Para o doutorando, este é um ponto crucial de sua pesquisa: “temos conseguido resultados significativos na promoção de reações químicas por efeitos ópticos de nanopartículas. As evidências sugerem que, através dessa propriedade, as estruturas conseguem ancorar átomos de cloro, presentes nos pesticidas, e estabelecer fortes interações com o analito. Se bem-sucedido, esse modelo pode solucionar o principal impasse na implementação da espectroscopia Raman intensificada por superfície”.

Em 2019 e 2020, 935 agrotóxicos foram aprovados

Sob o governo Bolsonaro, 935 agrotóxicos foram licenciados no Brasil, que se consolida como um dos principais mercados consumidores desta classe de produtos.  O ano de 2019 configurou recorde na liberação dos compostos, com 474 novos agrotóxicos. Todos os dados são da Agência de Vigilância Sanitária (Anvisa). 

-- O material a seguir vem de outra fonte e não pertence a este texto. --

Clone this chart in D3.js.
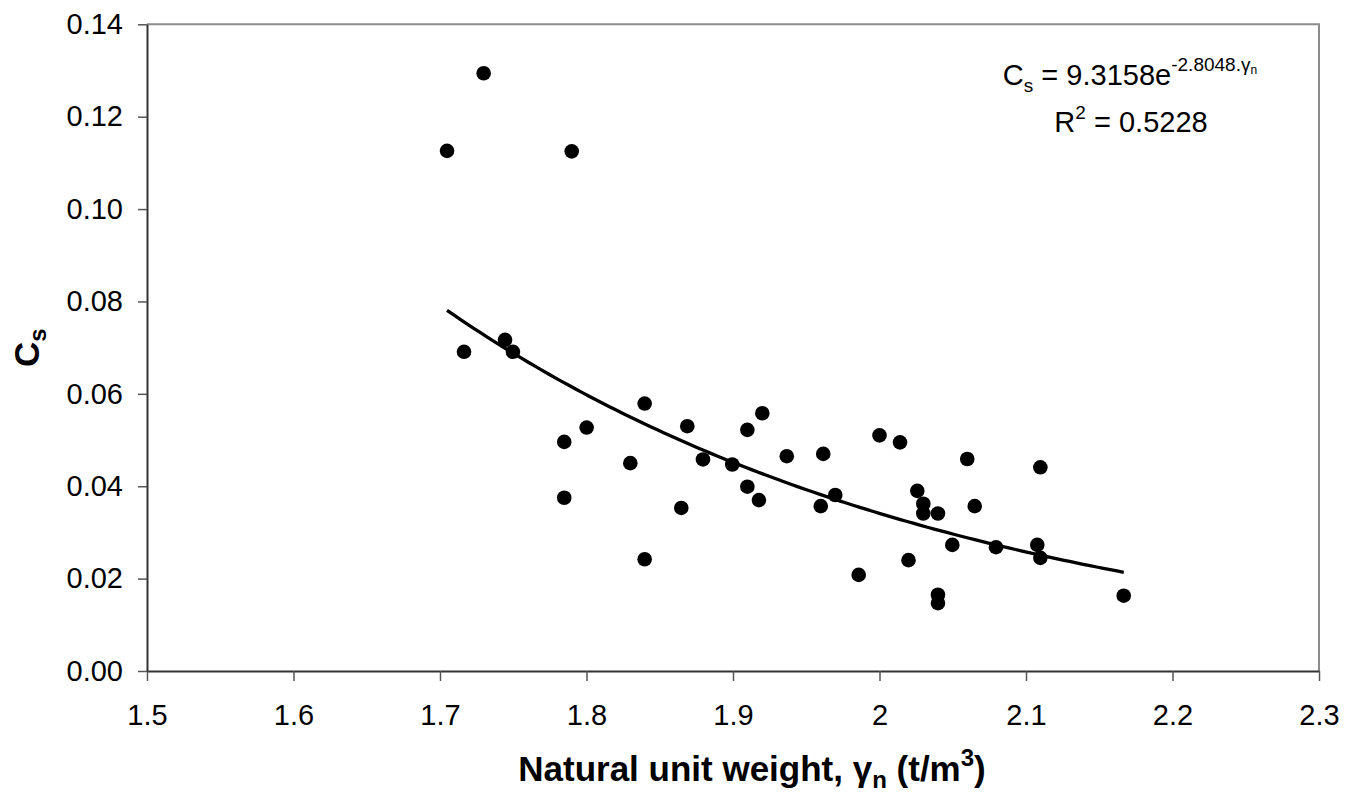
<!DOCTYPE html>
<html>
<head>
<meta charset="utf-8">
<script src="https://cdn.jsdelivr.net/npm/d3@7"></script>
<style>
  html, body { margin: 0; padding: 0; background: #fff; }
  svg { display: block; font-family: "Liberation Sans", Arial, sans-serif; }
</style>
</head>
<body>
<svg id="chart" width="1356" height="797"></svg>
<script>
// ---- Data ----
const unitWeight = [1.7048, 1.7298, 1.7899, 1.7164, 1.7444, 1.7498, 1.7848, 1.7848, 1.8001, 1.8397,
  1.8397, 1.8299, 1.8647, 1.8688, 1.8795, 1.8995, 1.9098, 1.9098, 1.9177, 1.9200,
  1.9367, 1.9599, 1.9616, 1.9698, 1.9858, 2.0000, 2.0140, 2.0198, 2.0258, 2.0299,
  2.0299, 2.0399, 2.0399, 2.0399, 2.0497, 2.0599, 2.0650, 2.0795, 2.1077, 2.1098,
  2.1098, 2.1667];
const csValues = [0.1126, 0.1294, 0.1125, 0.0691, 0.0717, 0.0691, 0.0375, 0.0496, 0.0527, 0.0579,
  0.0242, 0.0450, 0.0353, 0.0530, 0.0458, 0.0447, 0.0522, 0.0399, 0.0370, 0.0558,
  0.0465, 0.0357, 0.0470, 0.0381, 0.0208, 0.0510, 0.0495, 0.0240, 0.0390, 0.0362,
  0.0341, 0.0341, 0.0165, 0.0147, 0.0273, 0.0459, 0.0357, 0.0268, 0.0273, 0.0245,
  0.0441, 0.0163];
const xTicks = [1.5, 1.6, 1.7, 1.8, 1.9, 2.0, 2.1, 2.2, 2.3];
const xTickLabels = ["1.5", "1.6", "1.7", "1.8", "1.9", "2", "2.1", "2.2", "2.3"];
const yTicks = [0, 0.02, 0.04, 0.06, 0.08, 0.10, 0.12, 0.14];
const yTickLabels = ["0.00", "0.02", "0.04", "0.06", "0.08", "0.10", "0.12", "0.14"];
const fitCoef = [9.3158, -2.8048];   // Cs = a * exp(b * gamma_n)
const rSquared = "0.5228";

// ---- Layout ----
const svg = d3.select("#chart");
const x = d3.scaleLinear().domain([1.5, 2.3]).range([147, 1319]);
const y = d3.scaleLinear().domain([0, 0.14]).range([671, 24.3]);

// Plot frame (top/right borders, lighter)
svg.append("path")
  .attr("d", `M${x(1.5)},${y(0.14)}H${x(2.3)}V${y(0)}`)
  .attr("fill", "none").attr("stroke", "#8c8c8c").attr("stroke-width", 2);

// Axes
const xAxis = d3.axisBottom(x).tickValues(xTicks)
  .tickFormat((d, i) => xTickLabels[i]).tickSize(10).tickPadding(23).tickSizeOuter(0);
const yAxis = d3.axisLeft(y).tickValues(yTicks)
  .tickFormat((d, i) => yTickLabels[i]).tickSize(9).tickPadding(15).tickSizeOuter(0);

const gx = svg.append("g").attr("transform", `translate(0,${y(0)})`).call(xAxis);
const gy = svg.append("g").attr("transform", `translate(${x(1.5)},0)`).call(yAxis);
[gx, gy].forEach(g => {
  g.select(".domain").attr("stroke", "#333").attr("stroke-width", 2);
  g.selectAll(".tick line").attr("stroke", "#555").attr("stroke-width", 1.5);
  g.selectAll(".tick text").attr("fill", "#000")
    .style("font-size", "29px").style("font-family", "'Liberation Sans', Arial, sans-serif");
});

// Trend line
const xMin = d3.min(unitWeight), xMax = d3.max(unitWeight);
const curvePts = d3.range(0, 101).map(i => {
  const g = xMin + (xMax - xMin) * i / 100;
  return [g, fitCoef[0] * Math.exp(fitCoef[1] * g)];
});
svg.append("path")
  .datum(curvePts)
  .attr("d", d3.line().x(d => x(d[0])).y(d => y(d[1])))
  .attr("fill", "none").attr("stroke", "#000").attr("stroke-width", 3.3);

// Points
svg.append("g").selectAll("circle")
  .data(unitWeight.map((g, i) => [g, csValues[i]]))
  .join("circle")
  .attr("cx", d => x(d[0])).attr("cy", d => y(d[1]))
  .attr("r", 7.3).attr("fill", "#000");

// Equation
const eq = svg.append("text").attr("x", 1130).attr("y", 85)
  .attr("text-anchor", "middle").style("font-size", "29px").attr("fill", "#000");
eq.append("tspan").text("C");
eq.append("tspan").attr("dy", 7).style("font-size", "19px").text("s");
eq.append("tspan").attr("dy", -7).text(" = " + fitCoef[0].toFixed(4) + "e");
eq.append("tspan").attr("dy", -14).style("font-size", "19px").text(fitCoef[1].toFixed(4) + ".γ");
eq.append("tspan").attr("dy", 3).style("font-size", "12px").text("n");

const r2 = svg.append("text").attr("x", 1131).attr("y", 132)
  .attr("text-anchor", "middle").style("font-size", "29px").attr("fill", "#000");
r2.append("tspan").text("R");
r2.append("tspan").attr("dy", -13).style("font-size", "19px").text("2");
r2.append("tspan").attr("dy", 13).text(" = " + rSquared);

// Axis titles
const xt = svg.append("text").attr("x", 752).attr("y", 781)
  .attr("text-anchor", "middle").style("font-size", "35px").style("font-weight", "bold");
xt.append("tspan").text("Natural unit weight, γ");
xt.append("tspan").attr("dy", 7).style("font-size", "24px").text("n");
xt.append("tspan").attr("dy", -7).text(" (t/m");
xt.append("tspan").attr("dy", -15).style("font-size", "24px").text("3");
xt.append("tspan").attr("dy", 15).text(")");

const yt = svg.append("text")
  .attr("transform", `translate(39,${(y(0) + y(0.14)) / 2}) rotate(-90)`)
  .attr("text-anchor", "middle").style("font-size", "35px").style("font-weight", "bold");
yt.append("tspan").text("C");
yt.append("tspan").attr("dy", 7).style("font-size", "24px").text("s");
</script>
</body>
</html>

Essa onda de aprovações vem na esteira da flexibilização de portarias sanitárias que regravam as aplicações quantitativas e qualitativas corretas desses produtos  que, se administrados acima de determinados limites de concentração, são muito prejudiciais à saúde e ao meio ambiente.

Por outro lado, uma investigação independente das ONGs Greenpeace e Public Eye sobre notas de exportação de empresas europeias revelou que o Brasil recebeu 41 pesticidas proibidos na própria União Europeia – o que consolida o país como um dos principais mercados consumidores desta classe de produtos. Entre as empresas citadas, estão a suíça Syngenta, que lidera o envio das cargas, e as alemãs Bayer, BASF e Alzchem.